The new film Battle: Los Angeles represents a Hollywood version of extraterrestrial life that mirrors the views of Donald Keyhoe and those who have followed him (just about every modern pro-ETH researcher), which is to say the people who would have us believe that aliens are only slightly more technologically advanced than we are, and basically act with the same motivations as us.



This modern version of the "aliens-as-us-in-flying-saucers" meme, while admittedly more nihilistic and violent, is more or less the same as classic 1950s sci-fi epics like The Day The Earth Stood Still.



For the most part, the views that Hollywood have given us of aliens mirror those of the pro-ETH UFO research community. What once might have seemed imaginative has long since been revealed as wholly unrealistic from a scientific sense.
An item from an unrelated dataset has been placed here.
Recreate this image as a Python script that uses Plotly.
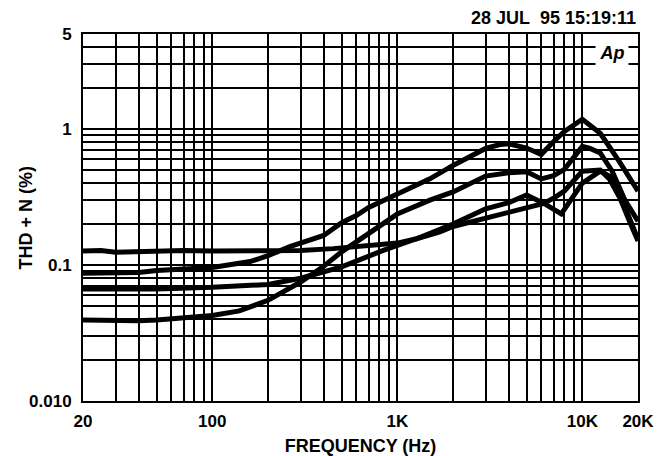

Hence the term "science fiction", which applies equally to Keyhoe-ian UFO research as it does to Hollywood blockbusters.

But every now and then, a film comes along that offers a different and possibly more realistic view of what an encounter with an extraterrestrial intelligence will be like, and what it will mean for humanity. Here is one of my favourites - Contact:



The film wasn't perfect, of course - few films ever achieve that standard. But the issues it raised, and the way it raised them, provide a better glimpse of what might lie ahead than a film like Battle: Los Angeles, or even a classic like The Day The Earth Stood Still.


For that we can thank Carl Sagan, who might not have had much use for the UFO phenomenon, but had a much better grasp than do most UFO researchers and  Hollywood films in terms of what to expect from an encounter with an extraterrestrial civilization.

Paul Kimball

4 comments:

Red Pill Junkie said...

Good choice!

Here are four other options:

1)The First Star Trek movie. The idea that the Voyager probe eventually transforms (with a little help) into a sentient A.I. with an amount of knowledge that literally spans the known Universe is pretty provocative. I'm sure our late Mac Tonnies would have picked that one as a personal favorite ;)

2)Sphere. Granted, the movie kinda sucked, but nevertheless its interesting to analyze how the possibility of a true alien artifact so powerful that it can endow a human being with the ability to manifest things through the energy of the mind alone, could be so disruptive and dangerous to our entire way of existence --something to think about when you start considering the whole reverse-engineering stories about Roswell. This approach to show the alien as TRULY alien was something you rarely see in Cinema; except with...

3)Solaris. People reject the latest version with George Clooney, but I don't have a problem with it. And it's very interesting to be treated with the idea that sentience could be applicable to things like entire planets.

And of course, the all-time favorite:

4)2001. Nuff said! :)

Paul Kimball said...

RPJ,

I'm definitely with you on #1, at least in terms of the return of "V'Ger" part, and I also love 2001 and Solaris (more the Soviet original, but I also thought the Clooney version was well done). I've never seen Sphere, so I can't comment on that.

I would also add "Doing Time", which Mac and I wrote as a play, and we collaborated on as a screenplay before he passed away. I finished it after his death, and hope to get it made over the next year. Smart sci-fi, different from the play in many respects, but true to the original vision Mac and I had. In many ways, very Sagan-esque.

Paul

Red Pill Junkie said...

I'd love to see "Doing Time" on film! In the meantime, have you considered first releasing a graphic novel adaptation, in order to attract investors to the project? I just happen to know the perfect artist for the job :)

Paul Kimball said...

I quite like his work. Alas, there is absolutely no money for that kind of development, although I would love to see a graphic novel version of the screenplay.